La lágrimas de Churchill
Cuando el 13 de mayo de 1940 Churchill entró en la Cámara de los Comunes no despertó mucho entusiasmo, fundamentalmente entre los representantes de su partido, que seguían prefiriendo al dimitido Neville Chamberlain. Los pocos vítores que se escucharon venían de los bancos laboristas. Su discurso, para presentar un Gobierno de unidad, incluye una de las frases más famosas de la historia parlamentaria: «No tengo nada que ofrecer, salvo sangre, sudor y lágrimas». La situación era ya dramática. Chamberlain —«el líder elegido», según la fórmula acuñada por los adversarios de Churchill—, después de meses constatando la inutilidad del apaciguamiento y la invasión de Polonia, había declarado la guerra en septiembre de 1939 y su Gobierno era incapaz de frenar los avances de Hitler. Ese día había comenzado la invasión de Holanda, Bélgica y Luxemburgo.
Las lágrimas que ofrecía las había derramado el propio Churchill un par de días antes, al volver del palacio de Buckingham, en donde el rey, media hora después de la dimisión de Chamberlain, le había encargado formar Gobierno. Escribió que toda su vida había sido una preparación para aquel momento, pero se le saltaron las lágrimas en el mismo coche y dijo a su guardaespaldas que sólo Dios sabía la tarea que en aquel momento le correspondía. «Ojalá hubiese obtenido el cargo en otras circunstancias», le dijo el veterano policía.
El episodio contiene enseñanzas para el presente. Evidentemente, no estamos en guerra, la sangre no tiene por qué derramarse, la amenaza y el peligro que se cernían sobre la democracia y las libertades en Europa no tiene la dimensión de las belicosas y totalitarias empresas nazis. Pero tampoco se puede negar que estemos en un momento crítico en el que los gravísimos problemas económicos, que se mezclan con otros institucionales, se presentan como algo dilatado en el tiempo y que afecta a muchas familias y empresas como nunca antes. Sin exageraciones, parece que sudor y lágrimas serán, en muchos casos son ya, parte inevitable de nuestro futuro inmediato. La primera enseñanza son las lágrimas de Churchill, la concepción del poder como una seria responsabilidad que debe ser compartida en algunos momentos especiales. En España, hoy, nos falta, y se sustituye por la reiterada manifestación de un vano optimismo (por nuestra supuesta situación precedente y por la hipotética salvación que se espera del contexto exterior) en la que cada vez creen menos. Entender el poder como un aval personal o partidario, que alegra por considerarse por encima de los demás (de ahí las sonrisas con las que se recuerda al adversario que perdió las elecciones), implica una grave resistencia política a la seria concertación que se precisa y sin la cual son imposibles las grandes reformas.
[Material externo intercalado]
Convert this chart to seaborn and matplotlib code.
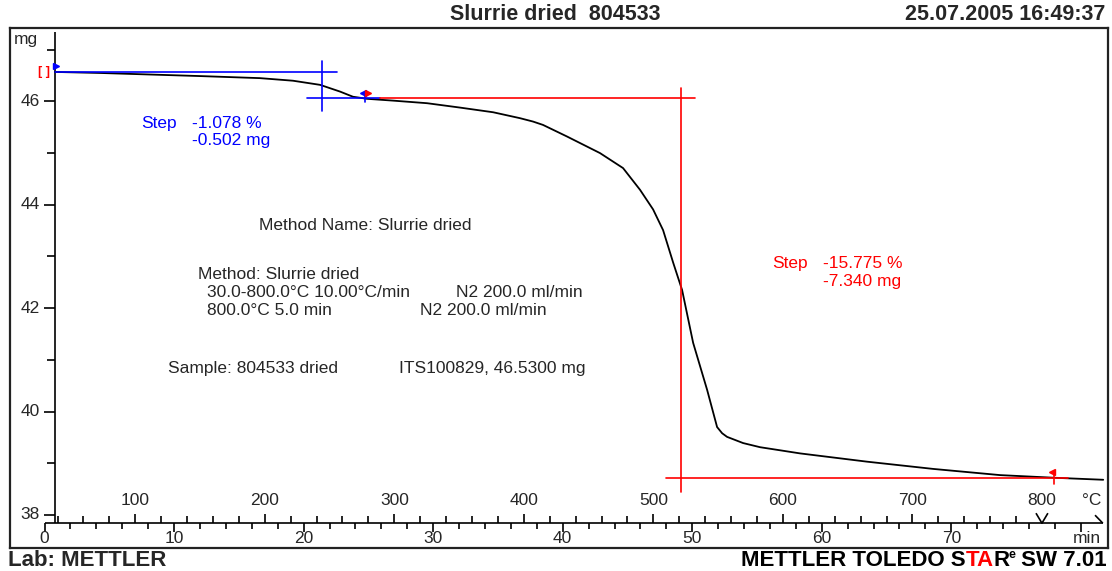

No requiere menos atención esta necesidad de pactos de altura porque no se trata ahora de debatir como en un aula escolar quién tenía más razón, sobre todo si es para zaherir al contrario, sino de analizar cómo se puede llegar a una razonable política nacional que impida las extravagancias y conduzca al país por la senda de las soluciones, aunque estas exijan esfuerzo y tiempo, sudor y lágrimas. Churchill presentó el día del discurso un Gobierno de unidad y jamás desde ese momento hizo crítica alguna de Chamberlain, quien había sido su antecesor y adversario denodado. Como hicieron los laboristas, éste colaboró con el nuevo primer ministro mucho más abiertamente que otro apaciguador, Halifax, que formaba parte del Gabinete. Se trataba de trabajar juntos, no de arbitrar venganzas o crear oportunidades electorales para el futuro.
John Lukacs, prestigioso historiador del periodo, señala un elemento psicológico interesante. O, incluso más que psicológico, de conocimiento del sentir ciudadano y de las posibilidades políticas de la sinceridad. La diferencia entre Chamberlain, ya convencido de que su buena voluntad con Alemania había sido un fracaso, y Churchill, que veía cumplidos sus viejos malos presagios, no era sólo esta, sino que el primero temía los efectos en la opinión pública de las malas noticias acerca de lo que estaba ocurriendo en Europa, de lo que Hitler pretendía y de lo que debía hacer el Reino Unido.
Confiaba en la inteligencia de la gente, tantas veces rebajada por los políticos, y en que entenderían lo peor si se les hacía partícipes de un proyecto serio. Convendría tenerlo en cuenta aquí, ya que lo contrario no ha funcionado.